>> START Data excerpts

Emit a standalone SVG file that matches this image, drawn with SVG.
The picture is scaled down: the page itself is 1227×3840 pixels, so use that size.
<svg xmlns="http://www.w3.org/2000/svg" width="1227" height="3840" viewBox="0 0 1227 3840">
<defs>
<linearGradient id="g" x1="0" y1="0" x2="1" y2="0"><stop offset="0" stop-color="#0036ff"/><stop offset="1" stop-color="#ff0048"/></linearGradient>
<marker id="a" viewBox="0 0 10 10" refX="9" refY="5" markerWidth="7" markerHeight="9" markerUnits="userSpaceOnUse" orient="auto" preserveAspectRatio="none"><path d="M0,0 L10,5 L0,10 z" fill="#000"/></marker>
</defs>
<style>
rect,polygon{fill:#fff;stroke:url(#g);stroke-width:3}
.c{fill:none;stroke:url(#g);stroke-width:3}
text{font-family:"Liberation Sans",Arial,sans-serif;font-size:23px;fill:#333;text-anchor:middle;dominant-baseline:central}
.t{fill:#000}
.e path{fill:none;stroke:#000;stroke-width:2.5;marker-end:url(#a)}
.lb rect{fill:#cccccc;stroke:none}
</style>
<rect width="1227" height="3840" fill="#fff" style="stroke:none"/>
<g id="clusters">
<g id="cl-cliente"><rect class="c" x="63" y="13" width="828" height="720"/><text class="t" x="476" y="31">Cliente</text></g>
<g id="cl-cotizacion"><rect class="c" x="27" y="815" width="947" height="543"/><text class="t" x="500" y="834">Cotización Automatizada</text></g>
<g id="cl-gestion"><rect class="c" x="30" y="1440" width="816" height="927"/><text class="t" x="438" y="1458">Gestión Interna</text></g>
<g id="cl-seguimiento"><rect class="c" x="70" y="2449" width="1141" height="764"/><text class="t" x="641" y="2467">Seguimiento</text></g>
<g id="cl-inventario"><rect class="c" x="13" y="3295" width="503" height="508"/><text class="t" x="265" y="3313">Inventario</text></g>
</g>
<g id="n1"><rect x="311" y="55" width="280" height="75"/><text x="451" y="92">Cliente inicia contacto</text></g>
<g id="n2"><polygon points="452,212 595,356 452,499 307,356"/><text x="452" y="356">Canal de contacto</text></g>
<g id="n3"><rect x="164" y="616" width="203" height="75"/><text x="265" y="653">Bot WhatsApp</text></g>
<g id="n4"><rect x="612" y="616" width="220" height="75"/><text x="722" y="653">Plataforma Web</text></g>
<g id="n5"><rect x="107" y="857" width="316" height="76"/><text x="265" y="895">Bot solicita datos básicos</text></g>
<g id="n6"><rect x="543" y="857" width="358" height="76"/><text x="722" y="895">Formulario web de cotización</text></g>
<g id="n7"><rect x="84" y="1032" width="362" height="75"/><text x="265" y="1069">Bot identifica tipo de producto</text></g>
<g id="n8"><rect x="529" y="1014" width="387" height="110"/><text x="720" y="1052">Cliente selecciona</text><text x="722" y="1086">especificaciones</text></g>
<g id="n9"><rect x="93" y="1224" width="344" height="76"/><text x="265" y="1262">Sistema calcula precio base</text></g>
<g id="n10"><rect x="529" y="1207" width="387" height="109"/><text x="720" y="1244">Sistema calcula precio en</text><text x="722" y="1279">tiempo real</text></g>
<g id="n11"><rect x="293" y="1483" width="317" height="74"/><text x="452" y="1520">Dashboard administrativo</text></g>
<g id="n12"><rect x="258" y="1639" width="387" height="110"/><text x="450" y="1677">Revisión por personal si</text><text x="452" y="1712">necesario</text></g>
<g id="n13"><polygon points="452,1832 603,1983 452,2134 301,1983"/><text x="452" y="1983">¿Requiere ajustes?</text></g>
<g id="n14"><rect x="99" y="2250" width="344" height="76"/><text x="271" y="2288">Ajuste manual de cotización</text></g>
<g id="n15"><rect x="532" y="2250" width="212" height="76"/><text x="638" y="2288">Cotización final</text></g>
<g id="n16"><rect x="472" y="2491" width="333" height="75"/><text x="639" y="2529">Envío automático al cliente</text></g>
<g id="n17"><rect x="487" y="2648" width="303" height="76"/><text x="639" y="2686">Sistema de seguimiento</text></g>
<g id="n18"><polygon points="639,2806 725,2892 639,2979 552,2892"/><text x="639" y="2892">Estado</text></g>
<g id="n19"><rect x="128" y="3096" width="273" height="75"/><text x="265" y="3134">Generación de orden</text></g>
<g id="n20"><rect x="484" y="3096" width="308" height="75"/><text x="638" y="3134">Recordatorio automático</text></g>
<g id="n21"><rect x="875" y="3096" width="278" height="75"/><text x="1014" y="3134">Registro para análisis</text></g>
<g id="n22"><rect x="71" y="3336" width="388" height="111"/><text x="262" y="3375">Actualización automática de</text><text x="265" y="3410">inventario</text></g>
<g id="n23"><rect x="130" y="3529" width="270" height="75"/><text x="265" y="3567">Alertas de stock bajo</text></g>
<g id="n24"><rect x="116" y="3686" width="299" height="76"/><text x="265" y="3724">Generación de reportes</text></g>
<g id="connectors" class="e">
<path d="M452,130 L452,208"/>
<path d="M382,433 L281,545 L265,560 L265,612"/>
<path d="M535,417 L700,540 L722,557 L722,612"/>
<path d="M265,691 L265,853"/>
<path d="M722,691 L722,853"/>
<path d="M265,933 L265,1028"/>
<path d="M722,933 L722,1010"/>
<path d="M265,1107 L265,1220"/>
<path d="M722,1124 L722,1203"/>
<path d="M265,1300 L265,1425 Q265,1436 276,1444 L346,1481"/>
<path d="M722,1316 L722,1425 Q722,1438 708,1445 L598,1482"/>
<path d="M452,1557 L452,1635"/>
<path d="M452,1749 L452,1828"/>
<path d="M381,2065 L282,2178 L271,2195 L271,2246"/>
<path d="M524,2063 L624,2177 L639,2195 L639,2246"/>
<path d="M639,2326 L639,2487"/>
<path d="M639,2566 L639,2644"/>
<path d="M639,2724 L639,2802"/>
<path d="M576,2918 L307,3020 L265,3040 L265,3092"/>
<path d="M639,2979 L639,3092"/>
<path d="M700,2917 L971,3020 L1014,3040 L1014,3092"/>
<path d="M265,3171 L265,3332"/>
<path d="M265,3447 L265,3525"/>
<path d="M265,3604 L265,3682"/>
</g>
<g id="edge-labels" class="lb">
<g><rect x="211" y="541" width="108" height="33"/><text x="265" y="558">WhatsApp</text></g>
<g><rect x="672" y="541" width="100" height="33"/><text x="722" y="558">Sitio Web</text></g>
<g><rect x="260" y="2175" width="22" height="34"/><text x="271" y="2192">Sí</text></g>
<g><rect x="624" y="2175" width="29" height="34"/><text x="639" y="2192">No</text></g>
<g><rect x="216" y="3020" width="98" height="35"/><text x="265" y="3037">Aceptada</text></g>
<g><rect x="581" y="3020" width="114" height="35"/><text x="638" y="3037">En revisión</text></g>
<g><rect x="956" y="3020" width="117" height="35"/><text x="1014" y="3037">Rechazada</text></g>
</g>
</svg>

>> END Data excerpts
>> START Data excerpts

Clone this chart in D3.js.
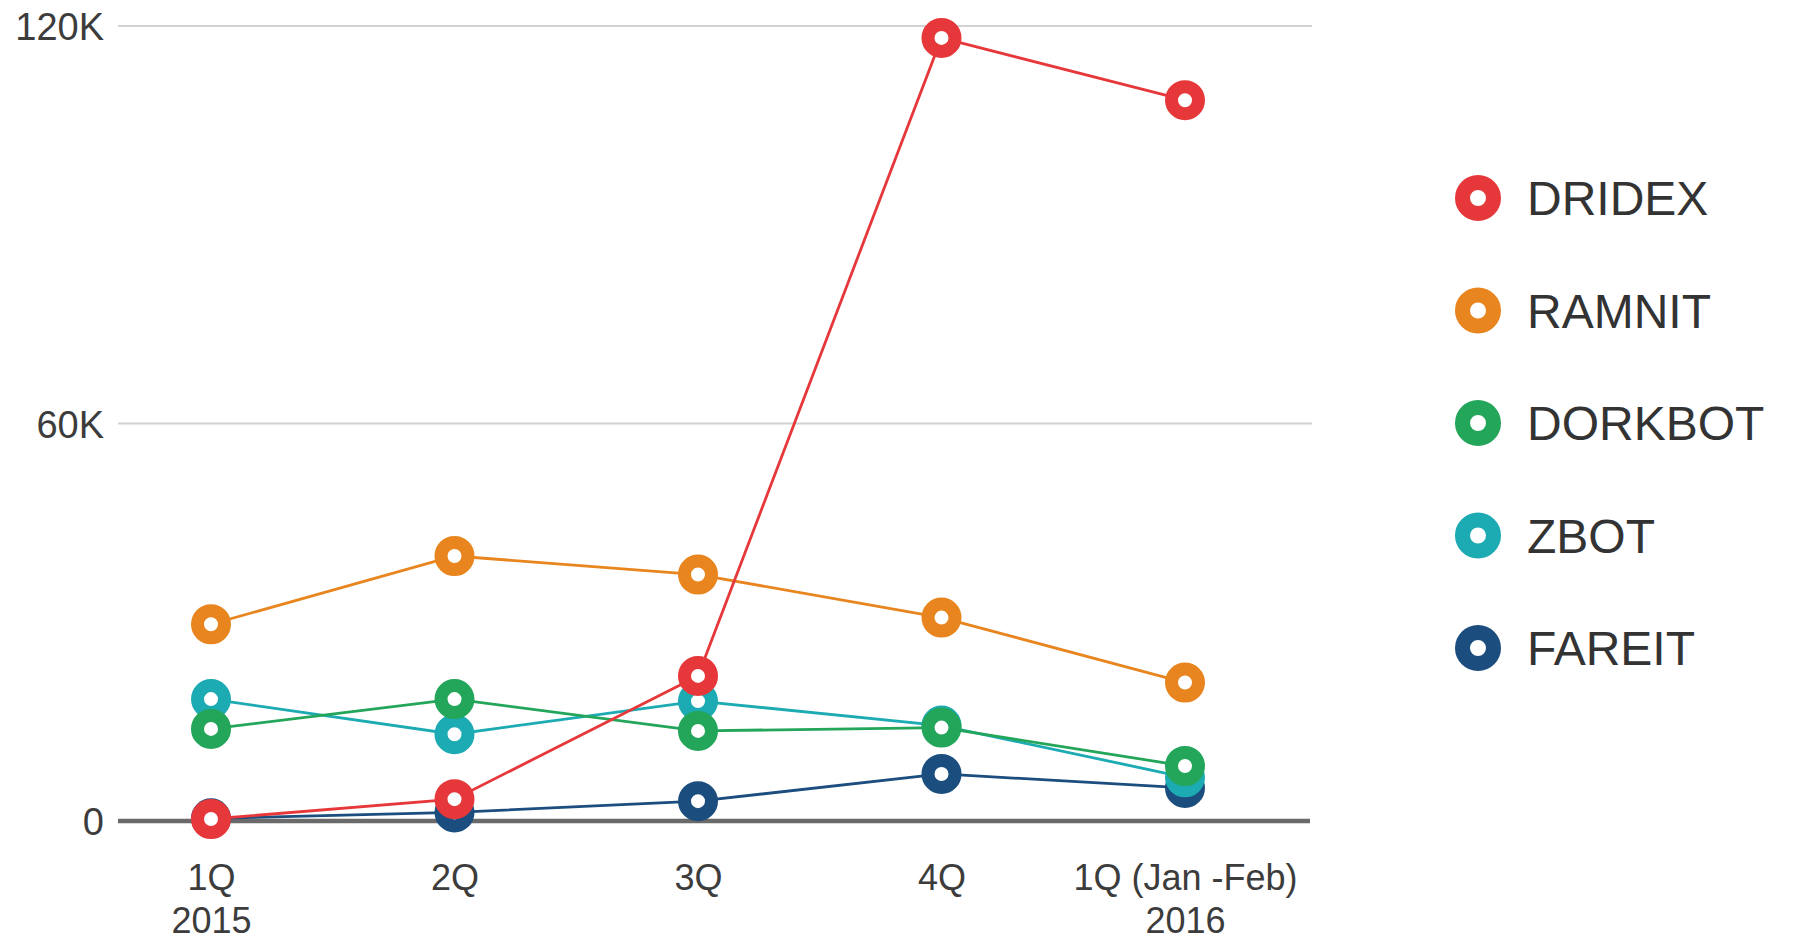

>> END Data excerpts

**Goal**
Using the records above, find and show each line with the string "that".

**Reply**
Emit a standalone SVG file that matches this image, drawn with SVG.
The picture is scaled down: the page itself is 1227×3840 pixels, so use that size.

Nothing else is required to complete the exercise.